Bush asserted that Shia Hezbollah, which has won seats in the Lebanese government, is a terrorist group "second only to al-Qaeda in the American lives it has taken." Bush is referring to attacks nearly a quarter-century ago on a U.S. embassy and a Marine barracks when the United States intervened in Lebanon's civil war by shelling Hezbollah strongholds. Hezbollah has evolved into primarily an anti-Israeli militant organization -- it fought a war with Israel last summer -- but the European Union does not list it as a terrorist organization.
At one point, Bush catalogued what he described as advances in the quest for freedom in the Middle East during 2005 -- such as the departure of Syrian troops from Lebanon and elections in Iraq. Then, Bush asserted, "a thinking enemy watched all of these scenes, adjusted their tactics and in 2006 they struck back." But his description of the actions of "the enemy" tried to tie together a series of diplomatic and military setbacks that had virtually no connection to one another, from an attack on a Sunni mosque in Iraq to the assassination of Maronite Lebanese political figure.
The Bush administration's motives are transparent: continue to demonize Iran and Syria while refusing to engage their governments diplomatically in order to garner support for an aggressive policy of militarism.
As Fisk reminds us, the situation in the Middle East belies such simple-minded thinking. Therefore, we must be cautious and educated. We learned that lesson (or did we?) watching the wars in Afghanistan and Iraq defy what the US and other governments stated would be fairly straightforward problems to deal with.
March 2003:
VICE PRES. CHENEY: I think things have gotten so bad inside Iraq from the standpoint of the Iraqi people, my belief is we will, in fact, be greeted as liberators.
MR. RUSSERT: If your analysis is not correct and we’re not treated as liberators but as conquerors and the Iraqis begin to resist particularly in Baghdad, do you think the American people are prepared for a long, costly and bloody battle with significant American casualties?

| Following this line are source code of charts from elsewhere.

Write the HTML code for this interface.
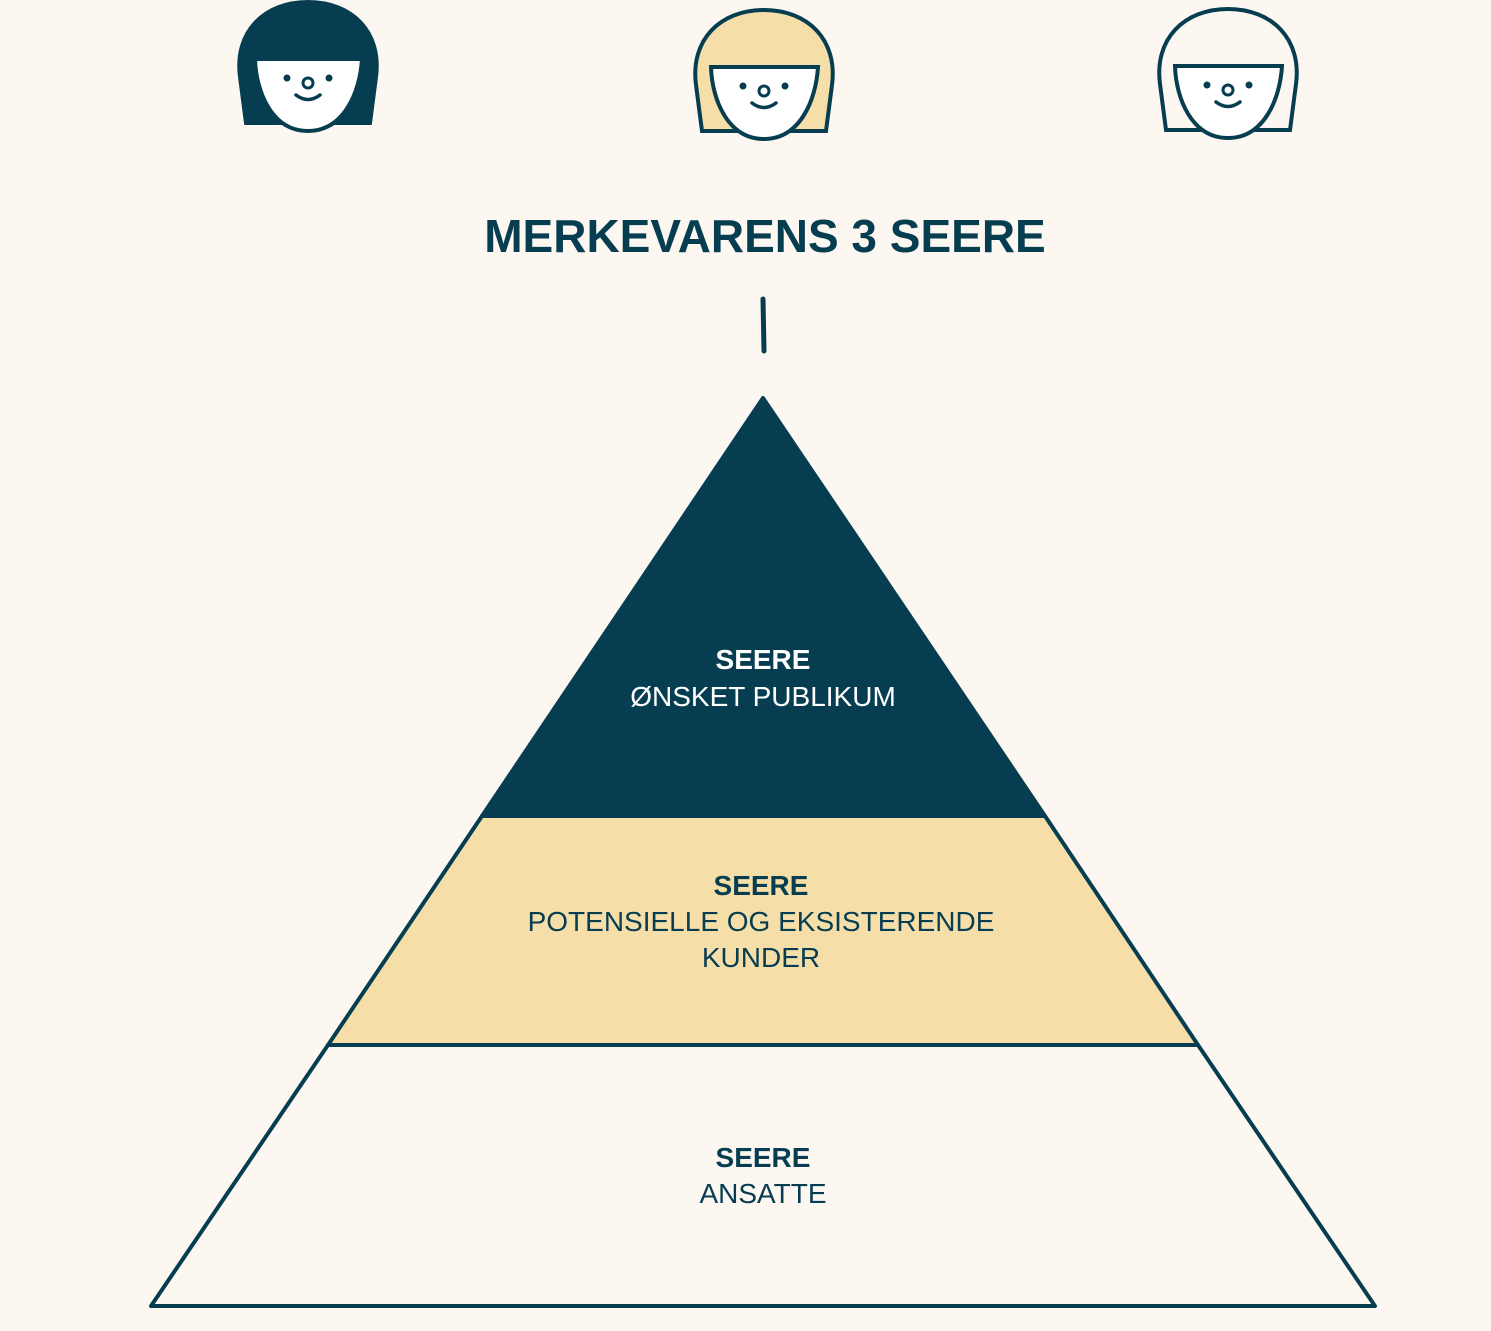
<!DOCTYPE html>
<html><head><style>
body{margin:0;background:#fcf8f1;}
svg{display:block}
text{font-family:"Liberation Sans",sans-serif;}
</style></head><body>
<svg width="1491" height="1331" viewBox="0 0 1491 1331">
<rect width="1491" height="1331" fill="#fcf8f1"/>
<defs>
<g id="face">
<path d="M702,131 L696,85 C690,40 720,10 764,10 C808,10 838,40 832,85 L826,131 Z" stroke="#073d51" stroke-width="4"/>
<path d="M711,67 L818,67 C816,100 800,139 764,139 C728,139 712,100 711,67 Z" fill="#fff" stroke="#073d51" stroke-width="4"/>
<circle cx="743" cy="86" r="3.5" fill="#073d51"/>
<circle cx="785" cy="86" r="3.5" fill="#073d51"/>
<circle cx="764" cy="91" r="5" fill="none" stroke="#073d51" stroke-width="3"/>
<path d="M752,103 Q764,112 776,103" fill="none" stroke="#073d51" stroke-width="3.5" stroke-linecap="round"/>
</g>
</defs>
<use href="#face" transform="translate(-456,-8)" fill="#073d51"/>
<use href="#face" fill="#f5dea8"/>
<use href="#face" transform="translate(464,-1)" fill="#fcf8f1"/>
<text x="765" y="252" text-anchor="middle" font-size="46" font-weight="bold" fill="#073d51">MERKEVARENS 3 SEERE</text>
<line x1="763" y1="299" x2="764" y2="351" stroke="#073d51" stroke-width="5" stroke-linecap="round"/>
<polygon points="763,398 1045,816 482,816" fill="#073d51" stroke="#073d51" stroke-width="4" stroke-linejoin="round"/>
<polygon points="482,816 1045,816 1198,1045 328,1045" fill="#f5dea8" stroke="#073d51" stroke-width="4" stroke-linejoin="round"/>
<polygon points="328,1045 1198,1045 1375,1306 151,1306" fill="#fcf8f1" stroke="#073d51" stroke-width="4" stroke-linejoin="round"/>
<g text-anchor="middle" font-size="28">
<text x="763" y="669" font-weight="bold" fill="#fff">SEERE</text>
<text x="763" y="706" fill="#fff">ØNSKET PUBLIKUM</text>
<text x="761" y="895" font-weight="bold" fill="#073d51">SEERE</text>
<text x="761" y="931" fill="#073d51">POTENSIELLE OG EKSISTERENDE</text>
<text x="761" y="967" fill="#073d51">KUNDER</text>
<text x="763" y="1167" font-weight="bold" fill="#073d51">SEERE</text>
<text x="763" y="1203" fill="#073d51">ANSATTE</text>
</g>
</svg>
</body></html>
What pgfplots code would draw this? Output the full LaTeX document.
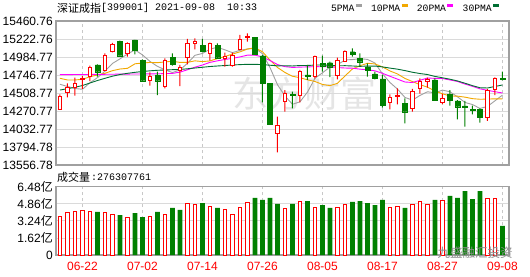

VICE PRES. CHENEY: Well, I don’t think it’s unlikely to unfold that way, Tim, because I really do believe we will be greeted as liberators.
If western governments are to provide aid beyond the dollars being donated to the Lebanese government, they owe it to their citizens and Lebanese citizens to present a factual account of the limitations they face while acknowledging the complexities. It's easy to justify aggressive, heated talking points while pointing fingers if the populace refuses to learn about or is not given the full story. The Israel/Lebanon war almost crushed Siniora's government and reminded everyone that the way to peace will not be found via missiles or bombs.
The most influential voices in Lebanon - including Hezbollah - are now calling for respecting the current curfews in order to stop the erupting violence. There is no simple solution to this situation but first, at least, they have to stop killing each other and western governments would do well to not add fuel to those literal fires by pushing their broader agendas for the region on a democratically-elected government that is on the brink of dealing with yet another civil war.